End the useless war on drugs
Drugs prohibition has failed. Stop locking people up for possessing drugs
Drugs policy in the UK has been absurd for years.
When the Misuse of Drugs Act was passed back in 1971, people argued that by making drugs illegal, in just a few years hardly anyone would ever have any.
That was always pretty unlikely, but we now know that it is utter rubbish. Making drugs illegal doesn’t stop people having them. It failed with Prohibition in the US with alcohol, and it’s failed with cannabis, cocaine, heroin, and everything else.
Millions of people in the UK use illegal drugs each year.

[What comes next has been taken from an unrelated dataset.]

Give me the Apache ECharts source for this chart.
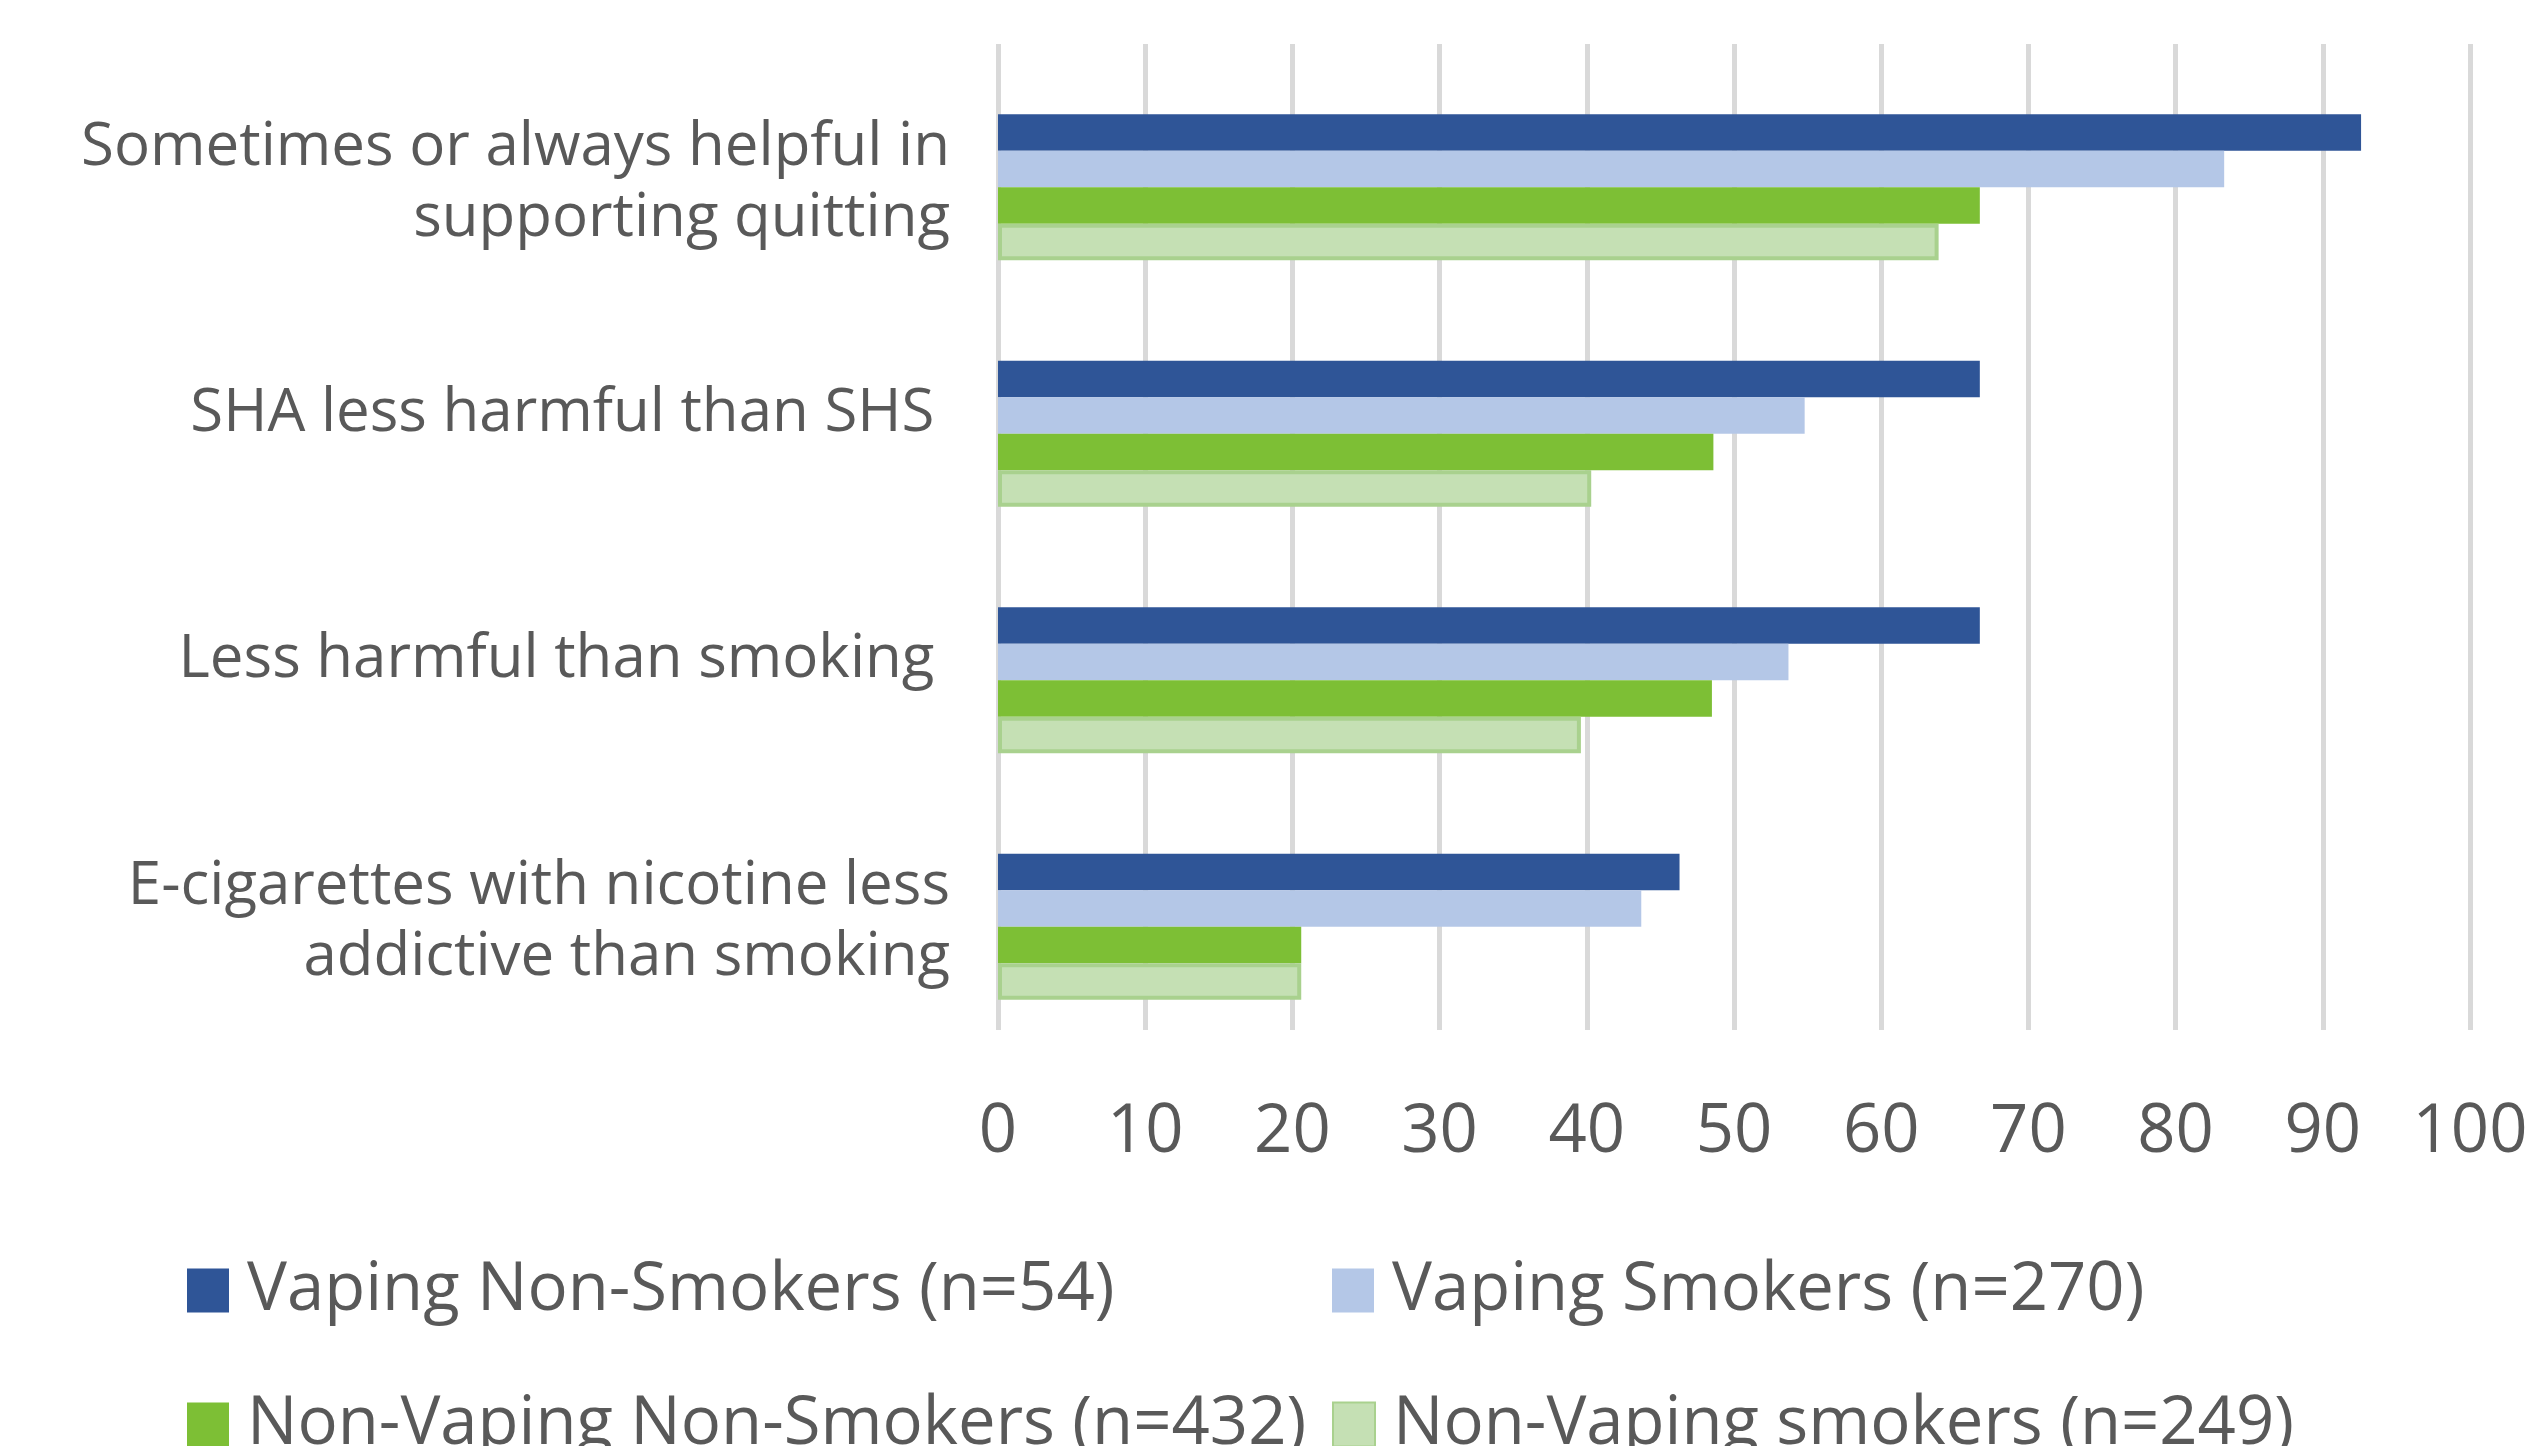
<!DOCTYPE html>
<html>
<head>
    <meta charset="utf-8">
    <title>E-cigarette perceptions</title>
    <script src="https://cdn.jsdelivr.net/npm/echarts@6/dist/echarts.min.js"></script>
    <style>
        html, body { margin: 0; padding: 0; background: #fff; }
    </style>
</head>
<body>
<div id="main" style="width: 2536px;height:1446px;"></div>

<script type="text/javascript">
    // categories, top to bottom
    var categories = [
        'Sometimes or always helpful in\nsupporting quitting',
        'SHA less harmful than SHS ',
        'Less harmful than smoking ',
        'E-cigarettes with nicotine less\naddictive than smoking'
    ];

    var seriesNames = [
        'Vaping Non-Smokers (n=54)',
        'Vaping Smokers (n=270)',
        'Non-Vaping Non-Smokers (n=432)',
        'Non-Vaping smokers (n=249)'
    ];

    // percentages
    var vapingNonSmokers = [92.6, 66.7, 66.7, 46.3];
    var vapingSmokers = [83.3, 54.8, 53.7, 43.7];
    var nonVapingNonSmokers = [66.7, 48.6, 48.5, 20.6];
    var nonVapingSmokers = [63.9, 40.3, 39.6, 20.6];

    var textColor = '#595959';
    var font = '"Open Sans", "Noto Sans", sans-serif';

    var myChart = echarts.init(document.getElementById('main'));

    // one legend per entry so the two columns line up like the original
    function legendItem(name, left, top) {
        return {
            data: [name],
            left: left,
            top: top,
            padding: 0,
            icon: 'rect',
            itemWidth: 42,
            itemHeight: 44,
            textStyle: {
                color: textColor,
                fontFamily: font,
                fontSize: 67,
                lineHeight: 44,
                padding: [0, 0, 0, 13]
            }
        };
    }

    var labelText = { color: textColor, fontFamily: font, fontSize: 60, lineHeight: 71 };

    var barStyle = {
        type: 'bar',
        xAxisIndex: 1,
        yAxisIndex: 1,
        barWidth: 36.5,
        barGap: '0%'
    };

    option = {
        backgroundColor: '#ffffff',
        animation: false,
        legend: [
            legendItem(seriesNames[0], 187, 1257),
            legendItem(seriesNames[1], 1332, 1257),
            legendItem(seriesNames[2], 187, 1391),
            legendItem(seriesNames[3], 1332, 1391)
        ],
        grid: [
            // plot area: gridlines and labels
            { left: 998, top: 44, width: 1472, height: 986 },
            // bars sit a little lower in each band
            { left: 998, top: 64, width: 1472, height: 986 }
        ],
        xAxis: [{
            gridIndex: 0,
            type: 'value',
            min: 0,
            max: 100,
            interval: 10,
            axisLine: { show: false },
            axisTick: { show: false },
            splitLine: { show: true, lineStyle: { color: '#D9D9D9', width: 5 } },
            axisLabel: {
                color: textColor,
                fontFamily: font,
                fontSize: 67,
                lineHeight: 67,
                margin: 69
            }
        }, {
            gridIndex: 1,
            type: 'value',
            min: 0,
            max: 100,
            show: false
        }],
        yAxis: [{
            gridIndex: 0,
            type: 'category',
            data: categories,
            inverse: true,
            axisLine: { show: false },
            axisTick: { show: false },
            splitLine: { show: false },
            axisLabel: {
                color: textColor,
                fontFamily: font,
                fontSize: 60,
                lineHeight: 71,
                margin: 48,
                align: 'right',
                // two-line labels sit a bit lower in the original:
                // a thin blank line on top pushes the block down
                formatter: function (value) {
                    var lines = value.split('\n');
                    if (lines.length === 1) {
                        return value;
                    }
                    return '{gap| }\n{txt|' + lines[0] + '}\n{txt|' + lines[1] + '}';
                },
                rich: {
                    gap: { fontSize: 1, lineHeight: 32 },
                    txt: labelText
                }
            }
        }, {
            gridIndex: 1,
            type: 'category',
            data: categories,
            inverse: true,
            show: false
        }],
        series: [
            Object.assign({}, barStyle, {
                name: seriesNames[0],
                data: vapingNonSmokers,
                itemStyle: { color: '#2F5597' }
            }),
            Object.assign({}, barStyle, {
                name: seriesNames[1],
                data: vapingSmokers,
                itemStyle: { color: '#B4C7E7' }
            }),
            Object.assign({}, barStyle, {
                name: seriesNames[2],
                data: nonVapingNonSmokers,
                itemStyle: { color: '#7DBF35' }
            }),
            Object.assign({}, barStyle, {
                name: seriesNames[3],
                data: nonVapingSmokers,
                itemStyle: { color: '#C5E0B4', borderColor: '#A9D18E', borderWidth: 4 }
            })
        ]
    };

    myChart.setOption(option);
</script>
</body>
</html>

The Tab’s survey shouldn’t come as a surprise to anyone. Most students said they had used illegal drugs – and it didn’t wreck their lives.
But as a country, we still make it a criminal offence, threatening people with hefty sentences. A spliff can get you 5 years in prison, or an unlimited fine. Getting some weed to share with your mates can get you 14 years. In theory, at least. Everyone knows that nothing will actually happen to you.
Are these drugs harmful? Absolutely they are, especially if you try to do something daft like driving on LSD. Swerving to avoid the herd of elephants that aren’t there is never going to end well. But the drug that harms other people the most is alcohol. At the end of a night out, would you rather be confronted with three strangers who were stoned and desperate for a kebab, or pissed and looking for a fight?
It’s time to stop this silly approach to drugs. Make cannabis legal. Let people grow it, let people use it for medication. Tax it, and use the money more productively.
Stop nicking heroin addicts, and start helping them to cope with their addiction. Make sure that people who want to take E get something that is what they think it is, not some random other crud that could kill them.
This used to be a trendy, hippy, ultra-liberal position – but now we have Chief Constables agreeing that we need to change, along with people like the former head of MI5. You don’t get that job by being a drugged-up hippy.
45 years of utter failure in drugs policy should end.
Let’s reduce the harm drugs cause – by ending the criminalisation of those who take them.